How exactly did Colette become a global trendsetter? What makes it different from others? “Some of it is still a mystery – and we owe a lot to luck! We came to the right place at the right time. Eighteen years ago the neighbourhood was not quite as chic. I think that the artistic choices made by Colette and Sarah bore fruit in a rather conservative context. They have always done their best to surprise people.” The store sees itself as an experiment, as an ‘open’ place. Can this success be reproduced in other places around the world? The answer is clear: “No, Colette must remain unique.”
LAURENT PICCIOTTO, REBEL WITH A CAUSE
On our way out of Colette we continue our stroll on Rue Saint Honoré and walk past many luxury brand stores before stopping at a small ordinary-looking shop. We walk in and go down a small flight of stairs to enter the owner’s office; it is covered in posters and references to rock music and motorcycles. Welcome to the magical cave of Laurent Picciotto, founder of Chronopassion. A face, a voice, an attitude… Not a regular retailer!
“I started in 1988, a time where no real market or real boutique in Paris was exclusively devoted to watches. The norm was buying the occasional watch from a jeweller. The margins weren’t good, the clients were old and the watches were complicated objects that often broke down.”
Like Colette, Chronopassion has a distinct enemy: mainstream culture. “Today, we can find roughly the same ten or fifteen watch brands in every shopping street in the world. I always ask myself what a certain brand brings to the table instead of focusing on what sells.”
The first years were not kind to Laurent Picciotto or his concept, a boutique devoted exclusively to watchmaking at the heart of the French capital. “I opened a little too early. At first, I had around 1.2 client per day!” This was before the new economy bloomed, with its cohort of young people who could afford to spend a million francs on a watch.
Between 1995 and 2000, external actors began to buy watch brands. “We saw a financial ‘wave’ that went over Switzerland and its slipper-wearing watchmakers, who paused every fifteen minutes and silently created wonderful objects. Everyone started to buy everyone else.” Since the year 2000 the frenzy has transformed into real ‘madness’.
“My approach is unreasonable, but my management is reasonable. I’m an emotional and compulsive buyer. I bet on my favourites, but I can’t lose one bet out of three.”
BETS AND LOVE AT FIRST SIGHT
In Chronopassion’s window today we find the most successful brands of the 2000s and more: Hublot, Audemars Piguet, Richard Mille, Panerai… What are Laurent Picciotto’s selection criteria? “My main concern isn’t selling expensive watches.
I go further than simplistic thinking. I want the models to be innovative, confidential, and unique. In a nutshell, I would say that my approach is unreasonable, but my management is reasonable. I’m an emotional and compulsive buyer. I bet on my favourites, but I can’t lose one bet out of three.”

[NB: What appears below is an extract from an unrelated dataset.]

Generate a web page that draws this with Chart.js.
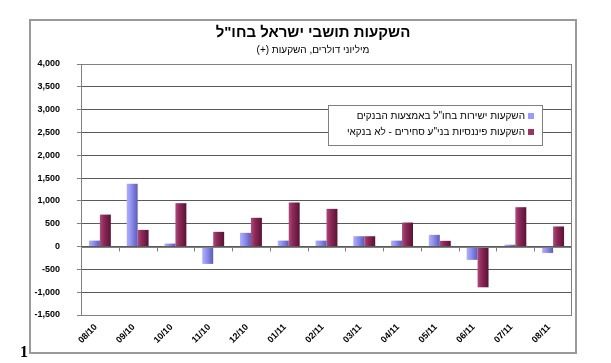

Last year at Baselworld Laurent Picciotto fell in love with the HM6 by MB&F: “It’s Max Büsser’s craziest piece, I bought two and sold four! It’s important to find balance between the brands that produce a certain volume, like Breguet or Hublot, and brands that are much more confidential: we don’t know how many Sarpaneva watches we’ll sell, and he only makes 40 each year!”

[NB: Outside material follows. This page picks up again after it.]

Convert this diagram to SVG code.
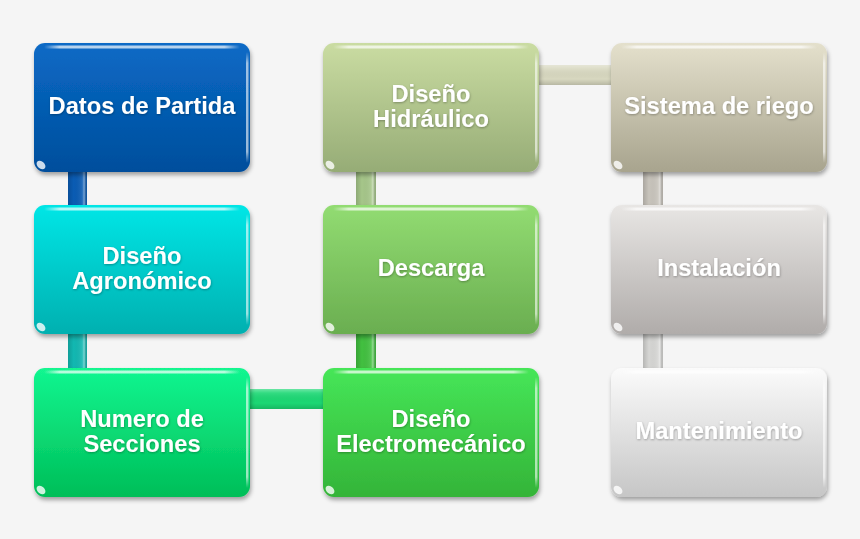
<svg xmlns="http://www.w3.org/2000/svg" width="860" height="539" viewBox="0 0 860 539">
<defs>
<filter id="sh" x="-10%" y="-10%" width="125%" height="130%">
<feDropShadow dx="1" dy="3" stdDeviation="2" flood-color="#000" flood-opacity="0.35"/>
</filter>
<filter id="tsh" x="-10%" y="-20%" width="120%" height="150%">
<feDropShadow dx="0.5" dy="1" stdDeviation="0.8" flood-color="#000" flood-opacity="0.3"/>
</filter>
<linearGradient id="g1" x1="0" y1="0" x2="0" y2="1"><stop offset="0" stop-color="#0a6ac6"/><stop offset="1" stop-color="#004e9c"/></linearGradient>
<linearGradient id="g2" x1="0" y1="0" x2="0" y2="1"><stop offset="0" stop-color="#00e6e6"/><stop offset="1" stop-color="#00b0b0"/></linearGradient>
<linearGradient id="g3" x1="0" y1="0" x2="0" y2="1"><stop offset="0" stop-color="#12f690"/><stop offset="1" stop-color="#00be58"/></linearGradient>
<linearGradient id="g4" x1="0" y1="0" x2="0" y2="1"><stop offset="0" stop-color="#46e658"/><stop offset="1" stop-color="#34b438"/></linearGradient>
<linearGradient id="g5" x1="0" y1="0" x2="0" y2="1"><stop offset="0" stop-color="#92dc72"/><stop offset="1" stop-color="#6aae50"/></linearGradient>
<linearGradient id="g6" x1="0" y1="0" x2="0" y2="1"><stop offset="0" stop-color="#cadca2"/><stop offset="1" stop-color="#96ac76"/></linearGradient>
<linearGradient id="g7" x1="0" y1="0" x2="0" y2="1"><stop offset="0" stop-color="#e4e0cc"/><stop offset="1" stop-color="#a8a48e"/></linearGradient>
<linearGradient id="g8" x1="0" y1="0" x2="0" y2="1"><stop offset="0" stop-color="#e8e6e4"/><stop offset="1" stop-color="#b0acaa"/></linearGradient>
<linearGradient id="g9" x1="0" y1="0" x2="0" y2="1"><stop offset="0" stop-color="#fbfbfb"/><stop offset="1" stop-color="#c6c6c6"/></linearGradient>
<linearGradient id="hl" x1="0" y1="0" x2="1" y2="0"><stop offset="0" stop-color="#fff" stop-opacity="0"/><stop offset="0.08" stop-color="#fff" stop-opacity="0.7"/><stop offset="0.92" stop-color="#fff" stop-opacity="0.7"/><stop offset="1" stop-color="#fff" stop-opacity="0"/></linearGradient>
<linearGradient id="hr" x1="0" y1="0" x2="0" y2="1"><stop offset="0" stop-color="#fff" stop-opacity="0"/><stop offset="0.1" stop-color="#fff" stop-opacity="0.6"/><stop offset="0.9" stop-color="#fff" stop-opacity="0.6"/><stop offset="1" stop-color="#fff" stop-opacity="0"/></linearGradient>
<linearGradient id="cv" x1="0" y1="0" x2="1" y2="0"><stop offset="0" stop-color="#000" stop-opacity="0.15"/><stop offset="0.3" stop-color="#000" stop-opacity="0"/><stop offset="0.75" stop-color="#fff" stop-opacity="0.1"/><stop offset="0.85" stop-color="#fff" stop-opacity="0.45"/><stop offset="1" stop-color="#000" stop-opacity="0.1"/></linearGradient>
<linearGradient id="ch" x1="0" y1="0" x2="0" y2="1"><stop offset="0" stop-color="#fff" stop-opacity="0.35"/><stop offset="0.2" stop-color="#fff" stop-opacity="0.1"/><stop offset="0.7" stop-color="#000" stop-opacity="0"/><stop offset="1" stop-color="#000" stop-opacity="0.15"/></linearGradient>
</defs>
<style>
.lbl{font-family:"Liberation Sans",Arial,sans-serif;font-weight:bold;font-size:23.7px;fill:#fff;text-anchor:middle}
.glint{fill:#fff;opacity:0.8}
</style>
<rect width="860" height="539" fill="#f5f5f5"/>
<g id="connectors">
<rect x="68" y="160" width="19" height="60" fill="#0a5cb4"/><rect x="68" y="160" width="19" height="60" fill="url(#cv)"/>
<rect x="68" y="320" width="19" height="60" fill="#12b8b2"/><rect x="68" y="320" width="19" height="60" fill="url(#cv)"/>
<rect x="240" y="389" width="95" height="20" fill="#1cd874"/><rect x="240" y="389" width="95" height="20" fill="url(#ch)"/>
<rect x="356" y="320" width="20" height="60" fill="#42c040"/><rect x="356" y="320" width="20" height="60" fill="url(#cv)"/>
<rect x="356" y="160" width="20" height="60" fill="#a6c68a"/><rect x="356" y="160" width="20" height="60" fill="url(#cv)"/>
<rect x="528" y="65" width="95" height="20" fill="#d8d8c0"/><rect x="528" y="65" width="95" height="20" fill="url(#ch)"/>
<rect x="643" y="160" width="20" height="60" fill="#c8c4bc"/><rect x="643" y="160" width="20" height="60" fill="url(#cv)"/>
<rect x="643" y="320" width="20" height="60" fill="#d6d6d4"/><rect x="643" y="320" width="20" height="60" fill="url(#cv)"/>
</g>
<g id="n1">
<rect x="34" y="43" width="216" height="129" rx="11" fill="url(#g1)" filter="url(#sh)"/>
<rect x="44" y="45.5" width="196" height="3" rx="1.5" fill="url(#hl)"/>
<rect x="246" y="52" width="2.5" height="111" rx="1.2" fill="url(#hr)"/>
<ellipse cx="41" cy="165" rx="5" ry="3.5" transform="rotate(40 41 165)" class="glint"/>
<text x="142" y="114" class="lbl" filter="url(#tsh)">Datos de Partida</text>
</g>
<g id="n2">
<rect x="34" y="205" width="216" height="129" rx="11" fill="url(#g2)" filter="url(#sh)"/>
<rect x="44" y="207.5" width="196" height="3" rx="1.5" fill="url(#hl)"/>
<rect x="246" y="214" width="2.5" height="111" rx="1.2" fill="url(#hr)"/>
<ellipse cx="41" cy="327" rx="5" ry="3.5" transform="rotate(40 41 327)" class="glint"/>
<text x="142" y="264" class="lbl" filter="url(#tsh)">Diseño</text>
<text x="142" y="289" class="lbl" filter="url(#tsh)">Agronómico</text>
</g>
<g id="n3">
<rect x="34" y="368" width="216" height="129" rx="11" fill="url(#g3)" filter="url(#sh)"/>
<rect x="44" y="370.5" width="196" height="3" rx="1.5" fill="url(#hl)"/>
<rect x="246" y="377" width="2.5" height="111" rx="1.2" fill="url(#hr)"/>
<ellipse cx="41" cy="490" rx="5" ry="3.5" transform="rotate(40 41 490)" class="glint"/>
<text x="142" y="427" class="lbl" filter="url(#tsh)">Numero de</text>
<text x="142" y="452" class="lbl" filter="url(#tsh)">Secciones</text>
</g>
<g id="n4">
<rect x="323" y="368" width="216" height="129" rx="11" fill="url(#g4)" filter="url(#sh)"/>
<rect x="333" y="370.5" width="196" height="3" rx="1.5" fill="url(#hl)"/>
<rect x="535" y="377" width="2.5" height="111" rx="1.2" fill="url(#hr)"/>
<ellipse cx="330" cy="490" rx="5" ry="3.5" transform="rotate(40 330 490)" class="glint"/>
<text x="431" y="427" class="lbl" filter="url(#tsh)">Diseño</text>
<text x="431" y="452" class="lbl" filter="url(#tsh)">Electromecánico</text>
</g>
<g id="n5">
<rect x="323" y="205" width="216" height="129" rx="11" fill="url(#g5)" filter="url(#sh)"/>
<rect x="333" y="207.5" width="196" height="3" rx="1.5" fill="url(#hl)"/>
<rect x="535" y="214" width="2.5" height="111" rx="1.2" fill="url(#hr)"/>
<ellipse cx="330" cy="327" rx="5" ry="3.5" transform="rotate(40 330 327)" class="glint"/>
<text x="431" y="276" class="lbl" filter="url(#tsh)">Descarga</text>
</g>
<g id="n6">
<rect x="323" y="43" width="216" height="129" rx="11" fill="url(#g6)" filter="url(#sh)"/>
<rect x="333" y="45.5" width="196" height="3" rx="1.5" fill="url(#hl)"/>
<rect x="535" y="52" width="2.5" height="111" rx="1.2" fill="url(#hr)"/>
<ellipse cx="330" cy="165" rx="5" ry="3.5" transform="rotate(40 330 165)" class="glint"/>
<text x="431" y="102" class="lbl" filter="url(#tsh)">Diseño</text>
<text x="431" y="127" class="lbl" filter="url(#tsh)">Hidráulico</text>
</g>
<g id="n7">
<rect x="611" y="43" width="216" height="129" rx="11" fill="url(#g7)" filter="url(#sh)"/>
<rect x="621" y="45.5" width="196" height="3" rx="1.5" fill="url(#hl)"/>
<rect x="823" y="52" width="2.5" height="111" rx="1.2" fill="url(#hr)"/>
<ellipse cx="618" cy="165" rx="5" ry="3.5" transform="rotate(40 618 165)" class="glint"/>
<text x="719" y="114" class="lbl" filter="url(#tsh)">Sistema de riego</text>
</g>
<g id="n8">
<rect x="611" y="205" width="216" height="129" rx="11" fill="url(#g8)" filter="url(#sh)"/>
<rect x="621" y="207.5" width="196" height="3" rx="1.5" fill="url(#hl)"/>
<rect x="823" y="214" width="2.5" height="111" rx="1.2" fill="url(#hr)"/>
<ellipse cx="618" cy="327" rx="5" ry="3.5" transform="rotate(40 618 327)" class="glint"/>
<text x="719" y="276" class="lbl" filter="url(#tsh)">Instalación</text>
</g>
<g id="n9">
<rect x="611" y="368" width="216" height="129" rx="11" fill="url(#g9)" filter="url(#sh)"/>
<rect x="621" y="370.5" width="196" height="3" rx="1.5" fill="url(#hl)"/>
<rect x="823" y="377" width="2.5" height="111" rx="1.2" fill="url(#hr)"/>
<ellipse cx="618" cy="490" rx="5" ry="3.5" transform="rotate(40 618 490)" class="glint"/>
<text x="719" y="439" class="lbl" filter="url(#tsh)">Mantenimiento</text>
</g>
</svg>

Amongst his favourites we find the young Fiona Krüger. “She grabbed me by the arm one day at Baselworld and told me she had no margins for the retailers… I took the risk regardless!” Another newcomer at Chronopassion is Christophe Claret. “I didn’t understand his position for a long time: was he a subcontractor for other brands or a brand? But with the Margot he conquered the heart of women with the complications that so often attract men and frighten women.”
- Chronopassion with, right next door, the Parisian Hublot store.
PIRACY AND WATCHMAKING POLLUTION
Laurent Picciotto falls in love, and at the same time if he’s unhappy, he’ll let you know. One of his most memorable tirades happened during a press conference by Nicolas Hayek Sr. when Breguet announced a birthday tourbillon watch whose margins had been reduced by half for the retailers. The Frenchman still represents the Swatch Group brand but others, he has abandoned. “The 1990 IWC, with its black and white advertisements from the time of the Da Vinci model, has nothing to do with the current brand. Likewise, excessive creativity can be a problem when it’s not channelled. I liked the rigour of Jaeger-LeCoultre, before the brand decided to make diving models, jewellery, classic watches and low-cost complications.”
85% of Chronopassion’s clientele is foreign, in a market that is much calmer today than it was during the madness of the 2000s. Laurent Picciotto remembers it with slight nostalgia: “With Richard Mille, we spent hours in this basement talking about the RM 001. We didn’t think about how much it would cost, all we cared about was giving it our all. Richard Mille practically invented the unreasonable price!”
Since then, third parties actors have profited from it. “There was a form of pollution and inflation: between 2000 and 2008 newcomers could practically launch any model with any price and make it work. Once someone came to see me in Baselworld with a new watch that cost CHF 300,000. I wasn’t convinced, and I think he wasn’t either. But he said to me: ‘I don’t care, it sells’. It was piracy. Many have disappeared, but our memory is selective, we forget them.”
Today the market has returned to a sort of normality. But it is out of the question for Laurent Picciotto to go back to normal. “In 2008, when everyone was slamming the brakes on, I bought double. I give myself the means to do it and I don’t care about the trends.”